I was hungover at the Nova (rhyme! well, in an Australian accent) and the sight of all that drinking was making me wince so perhaps I was well placed to sweep the infection of the fun from the slide and look more closely at the story of the women and how they were going to cope with that scission that must affect every relationship that starts in youth and continues to maturity. Also, I had a guilty recognition watching Laura tinker at her writing and frequently feeling like an impostor. Did that for a little over a decade with about the same to show for it. It was really meant to be something to start with  but in time it turned into a social introduction. And I was younger and rallying around with the same kind of fun folk. A drink always sounded better than editing. It had a painful resonance.

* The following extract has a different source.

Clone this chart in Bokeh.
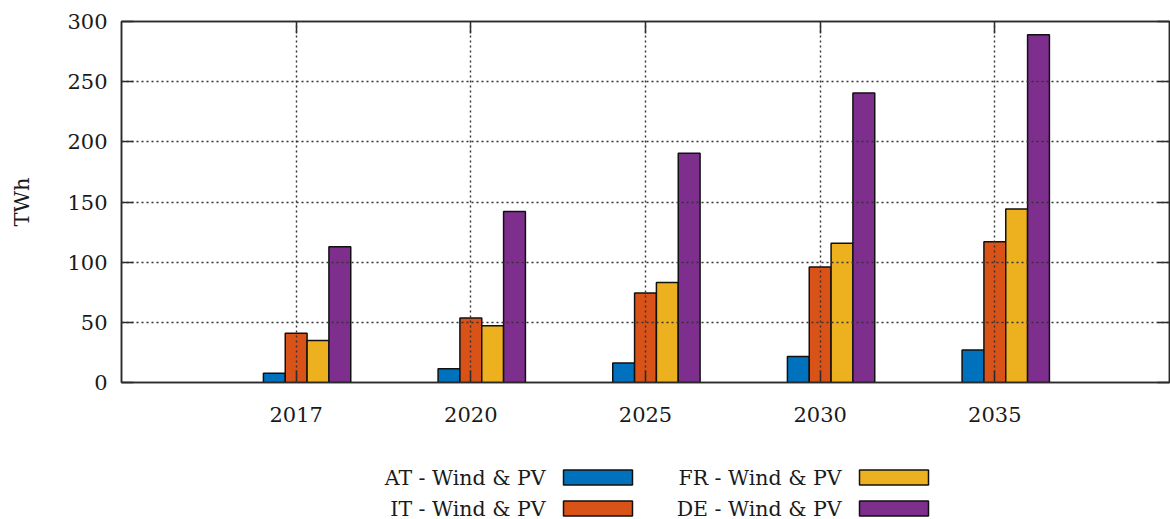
from bokeh.plotting import figure
from bokeh.models import (ColumnDataSource, FixedTicker, LinearAxis, Range1d,
                          CustomLabelingPolicy)
from bokeh.transform import dodge
from bokeh.layouts import column
from bokeh.core.properties import value
from bokeh.embed import file_html
from bokeh.resources import INLINE

# Yearly generation from wind and PV per country (TWh)
years = ["2017", "2020", "2025", "2030", "2035"]
at_vals = [7.6, 11.4, 16.2, 21.6, 27.0]
it_vals = [40.9, 53.6, 74.4, 95.9, 117.0]
fr_vals = [34.8, 47.2, 83.0, 115.8, 144.2]
de_vals = [112.9, 142.2, 190.5, 240.5, 288.9]

series_names = ["AT - Wind & PV", "IT - Wind & PV", "FR - Wind & PV", "DE - Wind & PV"]
series_keys = ["at", "it", "fr", "de"]
series_colors = ["#0072BD", "#D95319", "#EDB120", "#7E2F8E"]
y_ticks = [0, 50, 100, 150, 200, 250, 300]

FONT = "DejaVu Serif"
TEXT = "#1a1a1a"
FRAME = "#2a2a2a"

LEFT, FRAME_W, FRAME_H, TOP, BOTTOM = 121, 1048, 361, 21, 66

pos = list(range(1, len(years) + 1))
src = ColumnDataSource(dict(pos=pos, at=at_vals, it=it_vals, fr=fr_vals, de=de_vals))

p = figure(frame_width=FRAME_W, frame_height=FRAME_H, min_border_left=LEFT,
           min_border_right=1, min_border_top=TOP, min_border_bottom=BOTTOM,
           x_range=Range1d(0, 6), y_range=Range1d(0, 300),
           output_backend="svg", toolbar_location=None, background_fill_color="white")

bar_w = 0.125
offsets = [-0.125, 0.0, 0.125, 0.25]
for key, col, off in zip(series_keys, series_colors, offsets):
    p.vbar(x=dodge("pos", off, range=p.x_range), top=key, width=bar_w, bottom=0,
           source=src, fill_color=col, line_color="#111111", line_width=1.5)

# axes: inward ticks, mirrored on top and right
p.xaxis.ticker = FixedTicker(ticks=pos)
p.xaxis.major_label_overrides = {i: y for i, y in zip(pos, years)}
p.yaxis.ticker = FixedTicker(ticks=y_ticks)
p.yaxis.axis_label = "TWh"

for ax in (p.xaxis[0], p.yaxis[0]):
    ax.major_tick_in = 12
    ax.major_tick_out = 0
    ax.minor_tick_in = 0
    ax.minor_tick_out = 0
    ax.axis_line_color = FRAME
    ax.axis_line_width = 1.5
    ax.major_tick_line_color = FRAME
    ax.major_tick_line_width = 1.5
    ax.major_label_text_font = FONT
    ax.major_label_text_font_size = "21px"
    ax.major_label_text_color = TEXT
    ax.axis_label_text_font = FONT
    ax.axis_label_text_font_size = "21px"
    ax.axis_label_text_font_style = "normal"
    ax.axis_label_text_color = TEXT

p.xaxis.major_label_standoff = 24
p.yaxis.major_label_standoff = 14
p.yaxis.axis_label_standoff = 30

# mirrored tick marks only, no labels on these two
hide_labels = CustomLabelingPolicy(code="""
    const all = [...indices]
    for (const i of all) indices.unset(i)
    return indices
""")
top_ax = LinearAxis(ticker=FixedTicker(ticks=pos))
right_ax = LinearAxis(ticker=FixedTicker(ticks=y_ticks))
for ax in (top_ax, right_ax):
    ax.major_tick_in = 12
    ax.major_tick_out = 0
    ax.minor_tick_in = 0
    ax.minor_tick_out = 0
    ax.major_label_policy = hide_labels
    ax.major_label_standoff = 0
    ax.major_label_text_font_size = "1px"
    ax.axis_line_color = FRAME
    ax.axis_line_width = 1.5
    ax.major_tick_line_color = FRAME
    ax.major_tick_line_width = 1.5
p.add_layout(top_ax, "above")
p.add_layout(right_ax, "right")

p.outline_line_color = FRAME
p.outline_line_width = 1.5

for g in (p.xgrid[0], p.ygrid[0]):
    g.level = "overlay"
    g.grid_line_color = "#333333"
    g.grid_line_width = 1.4
    g.grid_line_dash = "2 3"
p.xgrid.ticker = FixedTicker(ticks=pos)
p.ygrid.ticker = FixedTicker(ticks=[50, 100, 150, 200, 250])

# legend strip below the chart (frame lines up with the chart's frame);
# coordinates here are page pixels: label text followed by a colour swatch
top_of_strip = TOP + FRAME_H + BOTTOM
strip_h = 519 - top_of_strip
lg = figure(frame_width=FRAME_W, frame_height=strip_h,
            x_range=Range1d(LEFT, LEFT + FRAME_W),
            y_range=Range1d(top_of_strip + strip_h, top_of_strip),
            x_axis_type=None, y_axis_type=None, min_border_left=LEFT,
            min_border_right=1, min_border_top=0, min_border_bottom=0,
            output_backend="svg", toolbar_location=None)
lg.grid.visible = False
lg.outline_line_color = None

order = [0, 2, 1, 3]  # AT, FR / IT, DE
col_x = [545, 841]
row_y = [477, 508]
leg = dict(name=[], color=[], tx=[], bx=[], y=[])
for slot, idx in enumerate(order):
    c, r = slot % 2, slot // 2
    leg["name"].append(series_names[idx])
    leg["color"].append(series_colors[idx])
    leg["tx"].append(col_x[c])
    leg["bx"].append(col_x[c] + 52.5)
    leg["y"].append(row_y[r])
lsrc = ColumnDataSource(leg)
lg.rect(x="bx", y="y", width=69, height=15, source=lsrc, fill_color="color",
        line_color="#111111", line_width=1.5)
lg.text(x="tx", y="y", text="name", source=lsrc, text_font=value(FONT),
        text_font_size="20.5px", text_color=TEXT, text_align="right",
        text_baseline="middle")

layout = column(p, lg, spacing=0)
open("out.html", "w").write(file_html(layout, INLINE))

Pain and resonance are real flavours in the mix here but so are so much else. Animals is neither the jolly japes of young bohemians larking about as laddish ladies but nor is it a chick flick. Just as the greatest children's cinema works because everyone who watches it is or has been a child, everyone who knows the fear of leaving youth will find something here. I personally maintain that we are far better able to deal with accounts of our own lives if we dispense with nostalgia and recall the instruction of the years, for good and ill (this can be easier said than done, though). This story involves a lot of weakness but it is a tale of strength.